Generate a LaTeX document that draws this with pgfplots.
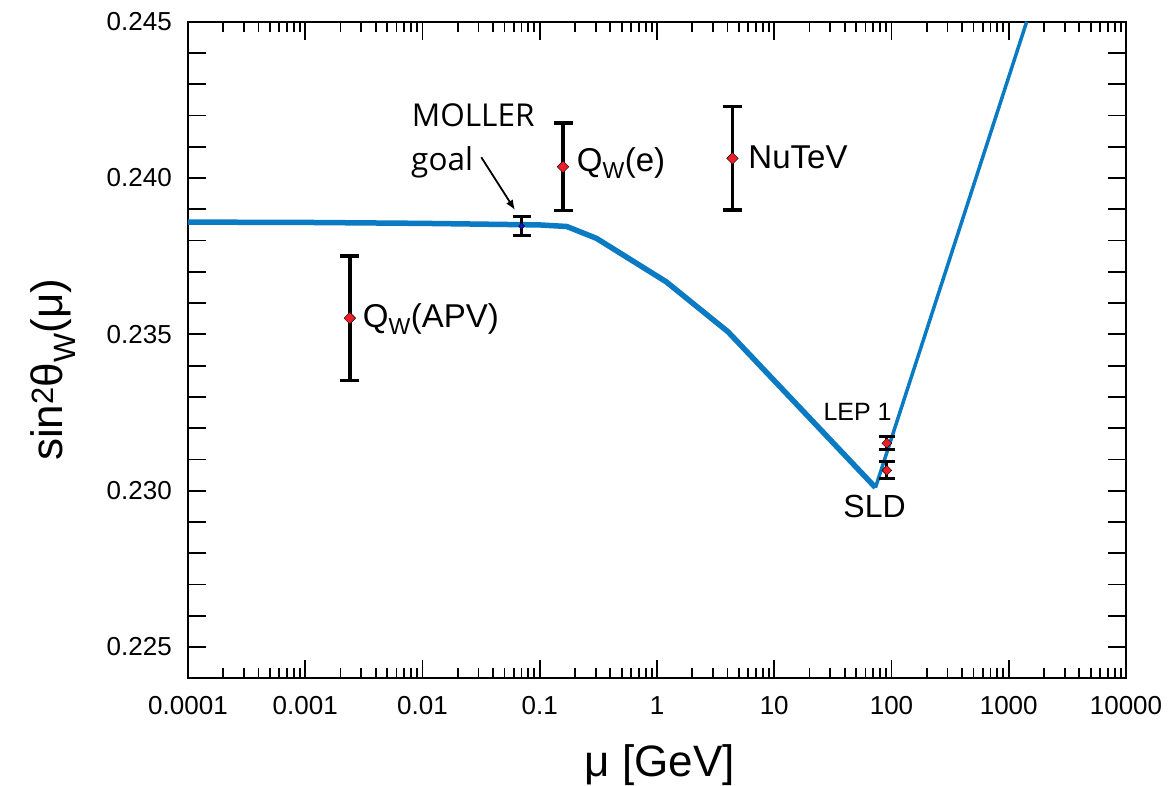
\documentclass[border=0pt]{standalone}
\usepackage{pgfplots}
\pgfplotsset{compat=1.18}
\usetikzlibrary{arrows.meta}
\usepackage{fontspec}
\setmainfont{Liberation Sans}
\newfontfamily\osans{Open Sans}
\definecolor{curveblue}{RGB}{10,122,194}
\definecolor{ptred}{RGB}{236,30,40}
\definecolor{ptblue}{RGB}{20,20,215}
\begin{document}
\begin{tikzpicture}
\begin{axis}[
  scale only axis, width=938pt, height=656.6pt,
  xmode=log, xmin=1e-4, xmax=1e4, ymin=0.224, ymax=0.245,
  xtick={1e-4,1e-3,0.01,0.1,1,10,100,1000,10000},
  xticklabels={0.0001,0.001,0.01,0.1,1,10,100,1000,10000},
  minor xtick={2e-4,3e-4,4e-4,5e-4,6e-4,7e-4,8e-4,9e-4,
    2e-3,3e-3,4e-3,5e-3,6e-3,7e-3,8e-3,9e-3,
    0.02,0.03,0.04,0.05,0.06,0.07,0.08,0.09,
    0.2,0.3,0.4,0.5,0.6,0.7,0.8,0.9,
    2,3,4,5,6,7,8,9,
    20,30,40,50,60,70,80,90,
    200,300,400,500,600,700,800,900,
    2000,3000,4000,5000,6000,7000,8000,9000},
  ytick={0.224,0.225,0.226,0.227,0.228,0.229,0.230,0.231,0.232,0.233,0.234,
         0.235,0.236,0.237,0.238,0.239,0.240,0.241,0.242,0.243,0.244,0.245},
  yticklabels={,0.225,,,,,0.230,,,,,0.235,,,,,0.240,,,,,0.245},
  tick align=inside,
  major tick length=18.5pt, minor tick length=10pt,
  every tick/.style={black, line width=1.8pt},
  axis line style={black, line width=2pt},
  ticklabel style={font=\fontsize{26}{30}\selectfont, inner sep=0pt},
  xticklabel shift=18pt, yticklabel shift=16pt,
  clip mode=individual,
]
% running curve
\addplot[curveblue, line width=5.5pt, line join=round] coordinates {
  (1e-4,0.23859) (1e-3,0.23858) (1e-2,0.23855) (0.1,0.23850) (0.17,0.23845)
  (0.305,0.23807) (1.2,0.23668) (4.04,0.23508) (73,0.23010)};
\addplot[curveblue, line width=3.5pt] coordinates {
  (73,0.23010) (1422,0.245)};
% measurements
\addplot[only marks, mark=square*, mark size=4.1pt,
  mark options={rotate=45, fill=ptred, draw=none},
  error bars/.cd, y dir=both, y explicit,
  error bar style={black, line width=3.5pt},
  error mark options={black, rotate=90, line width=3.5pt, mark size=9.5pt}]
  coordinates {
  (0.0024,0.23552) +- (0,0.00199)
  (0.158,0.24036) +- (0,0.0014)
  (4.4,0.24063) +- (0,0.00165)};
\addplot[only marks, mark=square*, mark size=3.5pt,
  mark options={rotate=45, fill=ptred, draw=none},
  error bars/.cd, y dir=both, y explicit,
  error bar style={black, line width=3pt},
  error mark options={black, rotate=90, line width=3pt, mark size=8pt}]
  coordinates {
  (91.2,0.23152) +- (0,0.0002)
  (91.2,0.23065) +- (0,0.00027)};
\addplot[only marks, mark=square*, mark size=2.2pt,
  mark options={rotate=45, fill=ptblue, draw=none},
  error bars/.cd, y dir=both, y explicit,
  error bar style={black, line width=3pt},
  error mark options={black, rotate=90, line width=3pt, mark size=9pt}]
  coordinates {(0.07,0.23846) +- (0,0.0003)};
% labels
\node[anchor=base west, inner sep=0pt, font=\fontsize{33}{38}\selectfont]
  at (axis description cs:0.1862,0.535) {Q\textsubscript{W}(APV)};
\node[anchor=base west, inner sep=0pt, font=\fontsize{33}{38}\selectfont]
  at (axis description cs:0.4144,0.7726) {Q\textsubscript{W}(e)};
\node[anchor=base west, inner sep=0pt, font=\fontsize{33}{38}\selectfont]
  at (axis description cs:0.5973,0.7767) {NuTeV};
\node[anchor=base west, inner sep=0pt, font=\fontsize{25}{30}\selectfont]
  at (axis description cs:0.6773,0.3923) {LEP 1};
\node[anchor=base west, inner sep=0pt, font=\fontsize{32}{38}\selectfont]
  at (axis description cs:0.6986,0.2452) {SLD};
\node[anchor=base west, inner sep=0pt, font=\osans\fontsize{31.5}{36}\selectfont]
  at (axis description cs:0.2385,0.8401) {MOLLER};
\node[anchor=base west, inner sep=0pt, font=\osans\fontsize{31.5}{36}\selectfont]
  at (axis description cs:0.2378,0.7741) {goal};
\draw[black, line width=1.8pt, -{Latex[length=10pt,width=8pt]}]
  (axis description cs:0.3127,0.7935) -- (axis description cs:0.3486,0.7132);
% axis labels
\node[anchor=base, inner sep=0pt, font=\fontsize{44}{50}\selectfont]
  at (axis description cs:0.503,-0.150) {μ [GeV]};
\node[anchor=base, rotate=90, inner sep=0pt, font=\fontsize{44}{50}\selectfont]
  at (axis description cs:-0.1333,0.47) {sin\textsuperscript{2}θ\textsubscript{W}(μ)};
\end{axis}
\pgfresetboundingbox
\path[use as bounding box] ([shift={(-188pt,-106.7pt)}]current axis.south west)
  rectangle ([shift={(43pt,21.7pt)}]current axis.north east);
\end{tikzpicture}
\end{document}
==
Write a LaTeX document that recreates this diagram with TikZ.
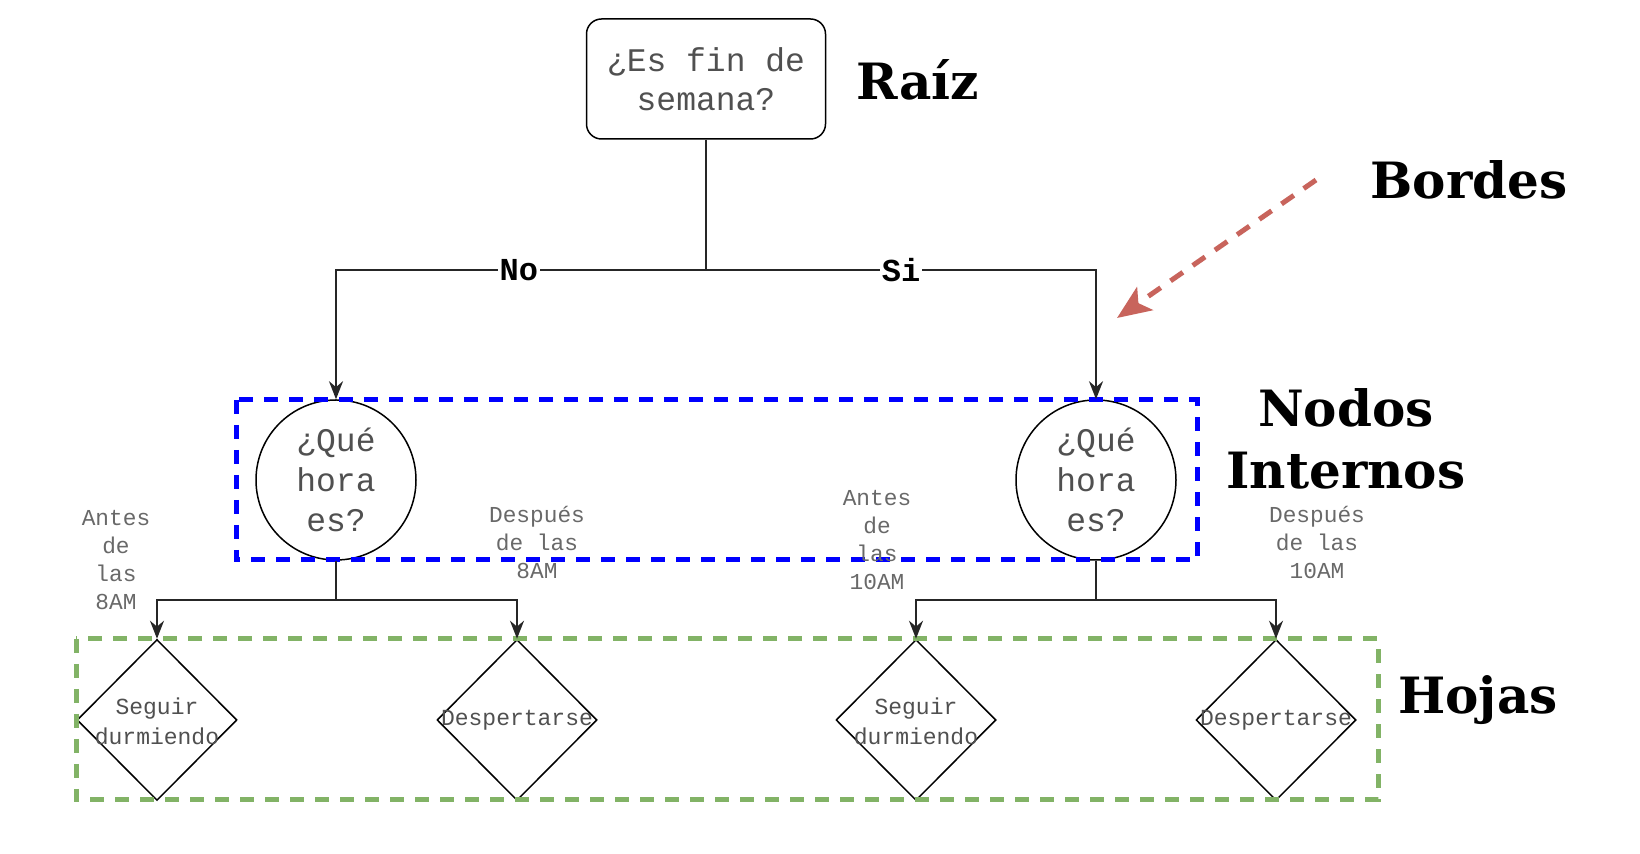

• **GIVEN TASK**:
Search the preceding listing for the word "with" and pull out every line that holds it.

• **WRITTEN SOLUTION**:
Generate a LaTeX document that draws this with pgfplots.
Write a LaTeX document that recreates this diagram with TikZ.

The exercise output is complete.